-- SUPPLIED DATA --

· · · ·

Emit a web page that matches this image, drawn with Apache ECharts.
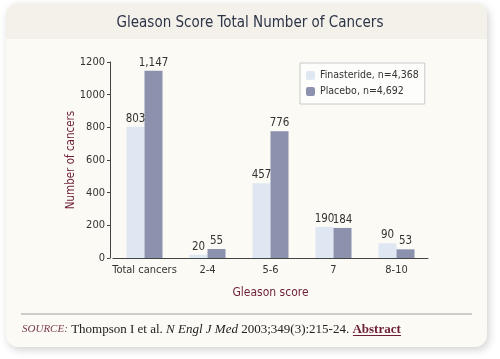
<!DOCTYPE html>
<html><head><meta charset="utf-8">
<script src="https://cdn.jsdelivr.net/npm/echarts@6/dist/echarts.min.js"></script>
<style>html,body{margin:0;padding:0;background:#fff;}#c{width:500px;height:359px;}</style>
</head><body><div id="c"></div>
<script>
var categories = ['Total cancers', '2-4', '5-6', '7', '8-10'];
var finasteride = [803, 20, 457, 190, 90];
var placebo = [1147, 55, 776, 184, 53];
var finLabels = ['803', '20', '457', '190', '90'];
var plaLabels = ['1,147', '55', '776', '184', '53'];
var yTicks = [0, 200, 400, 600, 800, 1000, 1200];
var seriesNames = ['Finasteride, n=4,368', 'Placebo, n=4,692'];

var FONT = '"DejaVu Sans Condensed", sans-serif';
var chart = echarts.init(document.getElementById('c'), null, {renderer: 'canvas'});
chart.setOption({
  animation: false,
  backgroundColor: '#ffffff',
  graphic: [
    {type: 'rect', z: -10, shape: {x: 6, y: 3, width: 481, height: 344, r: 12},
     style: {fill: '#fbfaf5', shadowBlur: 8, shadowOffsetX: 2, shadowOffsetY: 3, shadowColor: 'rgba(0,0,0,0.18)'}},
    {type: 'rect', z: -9, shape: {x: 6, y: 3, width: 481, height: 36, r: [12, 12, 0, 0]},
     style: {fill: '#f3f1e9'}},
    {type: 'line', z: -8, shape: {x1: 21, y1: 314, x2: 472, y2: 314}, style: {stroke: '#bdbdbb', lineWidth: 1.5}},
    {type: 'text', left: 22, top: 323, style: {
      text: '{s|SOURCE:} {n|Thompson I et al. }{i|N Engl J Med}{n| 2003;349(3):215-24. }{a|Abstract}',
      rich: {
        s: {fontFamily: '"Liberation Serif", serif', fontStyle: 'italic', fontSize: 11, fill: '#7b3a4c'},
        n: {fontFamily: '"Liberation Serif", serif', fontSize: 13, fill: '#222'},
        i: {fontFamily: '"Liberation Serif", serif', fontStyle: 'italic', fontSize: 13, fill: '#222'},
        a: {fontFamily: '"Liberation Serif", serif', fontWeight: 'bold', fontSize: 13, fill: '#6e1f35'}
      }
    }},
    {type: 'line', z: 5, shape: {x1: 353, y1: 335.5, x2: 401, y2: 335.5}, style: {stroke: '#6e1f35', lineWidth: 1}}
  ],
  title: {
    text: 'Gleason Score Total Number of Cancers',
    left: 'center', top: 11,
    textStyle: {fontFamily: FONT, fontSize: 15, fontWeight: 'normal', color: '#2c3448'}
  },
  legend: {
    orient: 'vertical', left: 300, top: 63,
    padding: [7, 6, 7, 6],
    itemGap: 5,
    itemWidth: 9, itemHeight: 9,
    borderColor: '#c8c8c8', borderWidth: 1, backgroundColor: '#fdfdfb',
    textStyle: {fontFamily: FONT, fontSize: 10.5, color: '#333'},
    data: seriesNames
  },
  grid: {left: 113, top: 62, width: 315, height: 196},
  xAxis: {
    type: 'category', data: categories,
    name: 'Gleason score', nameLocation: 'middle', nameGap: 29,
    nameMoveOverlap: false,
    nameTextStyle: {fontFamily: FONT, fontSize: 12, color: '#6e1f35'},
    axisLine: {lineStyle: {color: '#444', width: 1}},
    axisTick: {show: false},
    axisLabel: {interval: 0, fontFamily: FONT, fontSize: 11, color: '#333', margin: 7}
  },
  yAxis: {
    type: 'value', min: 0, max: 1200, interval: 200, offset: 3,
    name: 'Number of cancers', nameLocation: 'middle', nameGap: 33,
    nameMoveOverlap: false,
    nameTextStyle: {fontFamily: FONT, fontSize: 11.5, color: '#6e1f35'},
    axisLine: {show: true, lineStyle: {color: '#444'}},
    axisTick: {show: true, length: 3, lineStyle: {color: '#444'}},
    splitLine: {show: false},
    axisLabel: {fontFamily: FONT, fontSize: 11, color: '#333', margin: 5,
      formatter: function (v) { return yTicks.indexOf(v) >= 0 ? String(v) : ''; }}
  },
  series: [
    {name: seriesNames[0], type: 'bar', data: finasteride, barWidth: 18, barGap: '0%',
     itemStyle: {color: '#dfe7f3'},
     label: {show: true, position: 'top', distance: 2, fontFamily: FONT, fontSize: 11.5, color: '#333',
       formatter: function (p) { return finLabels[p.dataIndex]; }}},
    {name: seriesNames[1], type: 'bar', data: placebo, barWidth: 18,
     itemStyle: {color: '#8c91ae'},
     label: {show: true, position: 'top', distance: 2, fontFamily: FONT, fontSize: 11.5, color: '#333',
       formatter: function (p) { return plaLabels[p.dataIndex]; }}}
  ]
});
</script></body></html>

· · · ·

Leave the pictures out and please restate exactly the lines running from the start of the material through the one with "var seriesNames = ['Finasteride, n=4,368', 'Placebo, n=4,692'];".

-- RESPONSE --
Emit a web page that matches this image, drawn with Apache ECharts.
<!DOCTYPE html>
<html><head><meta charset="utf-8">
<script src="https://cdn.jsdelivr.net/npm/echarts@6/dist/echarts.min.js"></script>
<style>html,body{margin:0;padding:0;background:#fff;}#c{width:500px;height:359px;}</style>
</head><body><div id="c"></div>
<script>
var categories = ['Total cancers', '2-4', '5-6', '7', '8-10'];
var finasteride = [803, 20, 457, 190, 90];
var placebo = [1147, 55, 776, 184, 53];
var finLabels = ['803', '20', '457', '190', '90'];
var plaLabels = ['1,147', '55', '776', '184', '53'];
var yTicks = [0, 200, 400, 600, 800, 1000, 1200];
var seriesNames = ['Finasteride, n=4,368', 'Placebo, n=4,692'];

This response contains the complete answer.